Critiques

Tim Hecker

No Highs

  • Kranky
  • 2023
  • 51 minutes
7,5

Au début du mois d’avril, le compositeur de musique ambiante Tim Hecker, nous présentait son onzième opus en carrière intitulé No Highs. Sur les trois précédentes créations qu’il nous avait offertes, le Canadien élargissait sa palette sonore, d’ordinaire synthétique, en y intégrant des sonorités dites « traditionnelles ». Il a fait appel à un orchestre associé à la musique japonaise pour les albums Konoyo (2018) et Anoyo (2019). L’artiste a également employé une chorale irlandaise sur Love Streams, disque paru en 2016.

Dans le communiqué de presse remis par la maison de disques Kranky, on peut y lire que No Highs est une création qui s’oppose « au déluge de musique ambiante commerciale et faussement positive présentement en vogue ».

No Highs est une réplique magnifiquement austère à cette musique ambiante bienveillante, dont la popularité s’est accrue avec les confinements pandémiques. Les synthétiseurs remplis de tension côtoient les déluges d’orgues. Les rythmes, eux, à l’évidence minimaliste, sont relégués judicieusement à l’arrière-plan dans le mix accentuant ainsi le caractère « inquiet » de cette production.

En fait, No Highs est un album axé beaucoup plus sur le voyage que sur l’abondance de crescendos. En mettant l’accent sur des ambiances menaçantes, crispées, mais maîtrisées, Hecker prépare l’auditeur à un possible cataclysme à venir.

L’album démarre avec Monotony. Dès le départ, on y entend une seule note syncopée qui mène à l’arrivée de sons subtilement introduits évoquant ainsi les sirènes urbaines avisant la population d’une possible catastrophe. Or, l’apothéose attendue et désirée ne survient jamais laissant place à Glissalia, un parfait anti-climax à la pièce introductive. Et ce jeu entre anxiété et contemplation se poursuit ainsi tout au long de l’album.

Parmi les autres moments forts de cette première production en quatre ans pour l’artiste, on note le diptyque formé de Lotus Light et Winter Cop; deux pièces qui s’imbriquent parfaitement l’une dans l’autre tant ils sont similaires. Monotony II nous sort de notre torpeur grâce au saxophone de l’invité et ami de Tim Hecker, Colin Stetson. Les pulsations itératives, toutes en retenues dans Anxiety, évoquent une crise de panique en gestation. Enfin, Living Spa Water porte bien son titre; un morceau aussi trouble que l’eau tourbillonnante d’une baignoire à remous.

Encore une fois, Tim Hecker fait la démonstration de sa capacité à créer des albums qui s’enracinent longuement en nous après les avoir écoutés avec attention.
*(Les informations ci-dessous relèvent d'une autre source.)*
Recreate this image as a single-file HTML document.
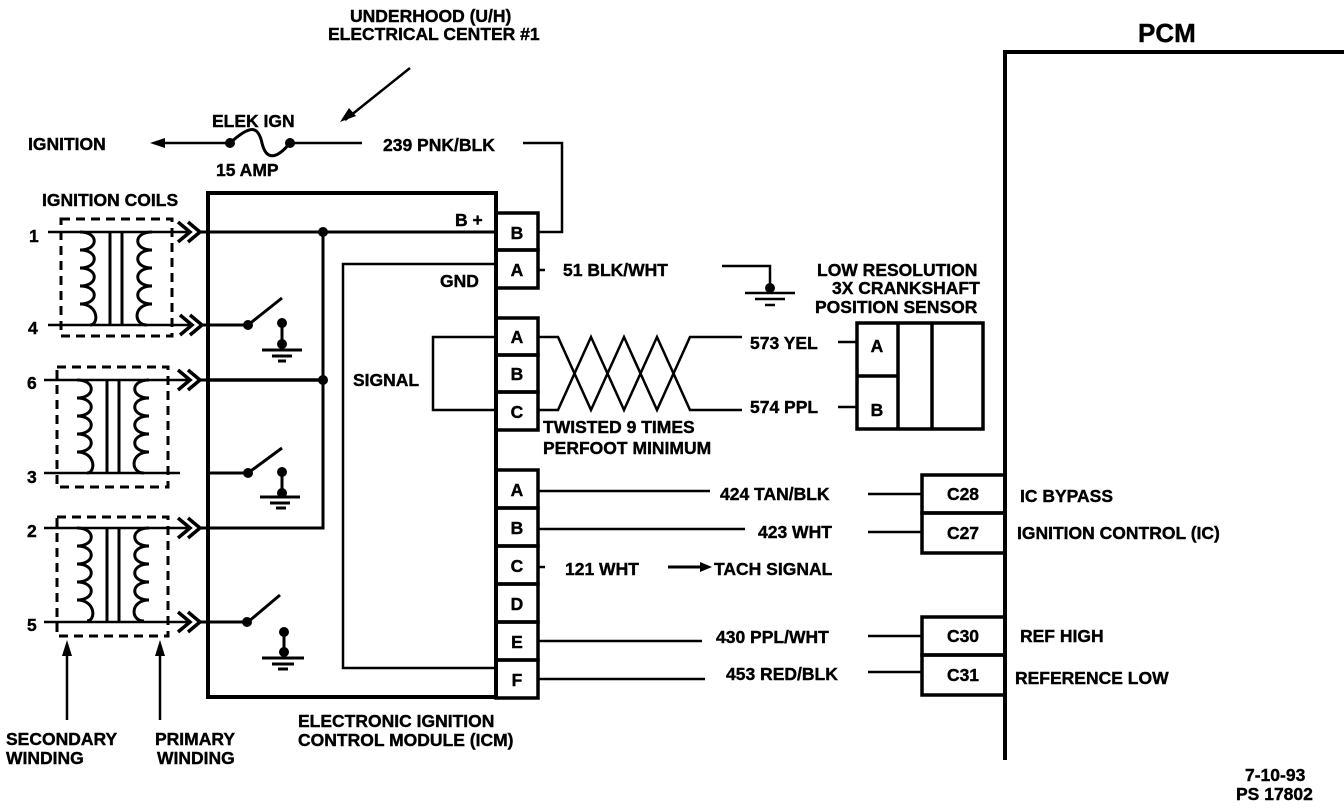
<!DOCTYPE html>
<html><head><meta charset="utf-8"><style>
html,body{margin:0;padding:0;background:#fff;}
svg{display:block}
text{font-family:"Liberation Sans",sans-serif;font-weight:bold;font-size:17.5px;fill:#000;stroke:#000;stroke-width:0.4px}
</style></head><body>
<svg width="1344" height="810" viewBox="0 0 1344 810" xmlns="http://www.w3.org/2000/svg">
<g stroke="#000" fill="none" stroke-width="2.5">
<path d="M1005 760 V52 H1344" stroke-width="4"/>
<path d="M155 143 H230"/>
<path d="M230 143 C250 125 258 125 262 143 C266 160 276 160 290 143" stroke-width="3"/>
<path d="M290 143 H362"/>
<path d="M523 143 H562 V232 H538"/>
<path d="M345 120 L410 68"/>
<rect x="208" y="193" width="288" height="504" stroke-width="4"/>
<rect x="496" y="213" width="42" height="37" stroke-width="3.5"/>
<rect x="496" y="250" width="42" height="38" stroke-width="3.5"/>
<rect x="496" y="318" width="42" height="37" stroke-width="3.5"/>
<rect x="496" y="355" width="42" height="37" stroke-width="3.5"/>
<rect x="496" y="392" width="42" height="38" stroke-width="3.5"/>
<rect x="496" y="470" width="42" height="38" stroke-width="3.5"/>
<rect x="496" y="508" width="42" height="38" stroke-width="3.5"/>
<rect x="496" y="546" width="42" height="38" stroke-width="3.5"/>
<rect x="496" y="584" width="42" height="38" stroke-width="3.5"/>
<rect x="496" y="622" width="42" height="38" stroke-width="3.5"/>
<rect x="496" y="660" width="42" height="38" stroke-width="3.5"/>
<path d="M208 232 H496" stroke-width="3"/>
<path d="M323 232 V528 H208" stroke-width="3"/>
<path d="M208 380 H323" stroke-width="3.5"/>
<path d="M496 264 H343 V668 H496"/>
<path d="M496 337 H433 V410 H496"/>
<g stroke-width="3">
<path d="M208 325 H248 L282 298"/><path d="M282 322 V345 M262 350 H302 M272 356 H292 M278 361 H286"/>
<path d="M208 473 H248 L282 448"/><path d="M282 472 V493 M260 497 H300 M270 503 H290 M276 508 H286"/>
<path d="M208 622 H248 L280 595"/><path d="M284 632 V652 M262 658 H304 M272 664 H294 M278 669 H288"/>
</g>
<path d="M538 270 H545 M722 266 H770 V288 M745 293 H795 M755 299 H785 M765 305 H775"/>
<path d="M538 337 H558 L591 410 L624 337 L657 410 L690 337 H742"/>
<path d="M538 410 H558 L591 337 L624 410 L657 337 L690 410 H742"/>
<path d="M838 342 H857 M838 407 H857"/>
<rect x="857" y="323" width="126" height="106" stroke-width="3.5"/>
<path d="M857 376 H898 M898 323 V429 M932 323 V429" stroke-width="3.5"/>
<path d="M538 491 H710 M868 494 H922"/>
<path d="M538 529 H745 M868 532 H922"/>
<path d="M538 567 H545"/>
<path d="M538 641 H702 M868 636 H922"/>
<path d="M538 679 H705 M868 672 H922"/>
<rect x="922" y="475" width="83" height="38" stroke-width="3.5"/>
<rect x="922" y="513" width="83" height="40" stroke-width="3.5"/>
<rect x="922" y="617" width="83" height="38" stroke-width="3.5"/>
<rect x="922" y="655" width="83" height="40" stroke-width="3.5"/>
<path d="M668 567 H700" stroke-width="3"/>
<g stroke-dasharray="9,6" stroke-width="3">
<rect x="61" y="219" width="111" height="117"/>
<rect x="57" y="367" width="111" height="120"/>
<rect x="57" y="517" width="111" height="119"/>
</g>
<path d="M48 232 H190 M48 325 H190 M44 380 H190 M44 473 H180 M44 528 H190 M44 622 H190" stroke-width="2.5"/>
<g stroke-width="3">
<path d="M110 232 V325 M122 232 V325 M107 380 V473 M119 380 V473 M107 528 V622 M119 528 V622"/>
<path id="c1" d="M80 232 c19 0 19 18 0 18 c19 0 19 18 0 18 c19 0 19 18 0 18 c19 0 19 18 0 18 c19 0 19 21 10 21"/>
<path d="M152 232 c-19 0 -19 18 0 18 c-19 0 -19 18 0 18 c-19 0 -19 18 0 18 c-19 0 -19 18 0 18 c-19 0 -19 21 -5 21"/>
<use href="#c1" transform="translate(-3,148)"/>
<use href="#c1" transform="translate(-3,296)"/>
<path d="M149 380 c-19 0 -19 18 0 18 c-19 0 -19 18 0 18 c-19 0 -19 18 0 18 c-19 0 -19 18 0 18 c-19 0 -19 21 -5 21"/>
<path d="M149 528 c-19 0 -19 18 0 18 c-19 0 -19 18 0 18 c-19 0 -19 18 0 18 c-19 0 -19 18 0 18 c-19 0 -19 21 -5 21"/>
</g>
<g stroke-width="3.5">
<path d="M178 222 L190 232 L178 242 M188 222 L200 232 L188 242 M180 315 L192 325 L180 335 M190 315 L202 325 L190 335"/>
<path d="M178 370 L190 380 L178 390 M188 370 L200 380 L188 390"/>
<path d="M178 518 L190 528 L178 538 M188 518 L200 528 L188 538 M178 612 L190 622 L178 632 M188 612 L200 622 L188 632"/>
</g>
<path d="M200 232 H208 M202 325 H208 M200 380 H208 M200 528 H208 M200 622 H208" stroke-width="3"/>
<path d="M67 720 V650 M160 720 V650"/>
</g>
<g fill="#000">
<polygon points="150,143 165,138 165,148"/>
<polygon points="340,122 349,108 356,116"/>
<polygon points="67,640 62,656 72,656"/><polygon points="160,640 155,656 165,656"/>
<polygon points="712,567 700,562 700,572"/>
<circle cx="230" cy="143" r="5"/><circle cx="290" cy="143" r="5"/>
<circle cx="323" cy="232" r="5"/><circle cx="323" cy="380" r="5"/>
<circle cx="248" cy="325" r="5"/><circle cx="282" cy="323" r="5"/><circle cx="282" cy="344" r="5"/>
<circle cx="248" cy="473" r="5"/><circle cx="282" cy="472" r="5"/><circle cx="282" cy="493" r="5"/>
<circle cx="247" cy="622" r="5"/><circle cx="284" cy="632" r="5"/><circle cx="284" cy="652" r="5"/>
<circle cx="770" cy="288" r="5"/>
</g>
<text x="1138" y="42" style="font-size:26px">PCM</text>
<text x="350" y="22">UNDERHOOD (U/H)</text>
<text x="328" y="40">ELECTRICAL CENTER #1</text>
<text x="212" y="127">ELEK IGN</text>
<text x="216" y="176">15  AMP</text>
<text x="28" y="150">IGNITION</text>
<text x="383" y="151">239 PNK/BLK</text>
<text x="42" y="206">IGNITION COILS</text>
<text x="29" y="242">1</text><text x="28" y="334">4</text><text x="27" y="389">6</text>
<text x="27" y="483">3</text><text x="27" y="537">2</text><text x="27" y="631">5</text>
<text x="455" y="226">B +</text>
<text x="440" y="287">GND</text>
<text x="353" y="386">SIGNAL</text>
<g text-anchor="middle">
<text x="517" y="239">B</text><text x="517" y="276">A</text>
<text x="517" y="343">A</text><text x="517" y="380">B</text><text x="517" y="418">C</text>
<text x="517" y="496">A</text><text x="517" y="534">B</text><text x="517" y="572">C</text>
<text x="517" y="610">D</text><text x="517" y="648">E</text><text x="517" y="686">F</text>
<text x="877" y="352">A</text><text x="877" y="416">B</text>
<text x="963" y="500">C28</text><text x="963" y="539">C27</text>
<text x="963" y="642">C30</text><text x="963" y="681">C31</text>
</g>
<text x="563" y="276">51 BLK/WHT</text>
<text x="817" y="276">LOW RESOLUTION</text>
<text x="832" y="294">3X CRANKSHAFT</text>
<text x="815" y="313">POSITION SENSOR</text>
<text x="750" y="349">573 YEL</text>
<text x="750" y="413">574 PPL</text>
<text x="543" y="433">TWISTED 9 TIMES</text>
<text x="543" y="454">PERFOOT MINIMUM</text>
<text x="720" y="500">424 TAN/BLK</text>
<text x="758" y="538">423 WHT</text>
<text x="565" y="575">121 WHT</text>
<text x="714" y="575">TACH SIGNAL</text>
<text x="716" y="643">430 PPL/WHT</text>
<text x="726" y="680">453 RED/BLK</text>
<text x="1020" y="502">IC BYPASS</text>
<text x="1017" y="539">IGNITION CONTROL (IC)</text>
<text x="1020" y="642">REF HIGH</text>
<text x="1015" y="684">REFERENCE LOW</text>
<text x="298" y="727">ELECTRONIC IGNITION</text>
<text x="298" y="746">CONTROL MODULE (ICM)</text>
<text x="6" y="745">SECONDARY</text><text x="6" y="764">WINDING</text>
<text x="155" y="745">PRIMARY</text><text x="157" y="764">WINDING</text>
<text x="1245" y="781">7-10-93</text>
<text x="1236" y="800">PS 17802</text>
</svg>
</body></html>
Menaçant et grisâtre comme notre époque, No Highs est une leçon de musique ambiante qui flirte avec cet apaisement factice que l’on peut entendre dans certaines créations du même genre, mais qui, du même souffle, refuse obstinément d’y adhérer.

Même si l’auteur de ces lignes préfère le compositeur en mode plus volcanique, il n’y a pas à bouder votre plaisir… surtout si vous aimez votre musique ambiante sincère et lucide, à la fois.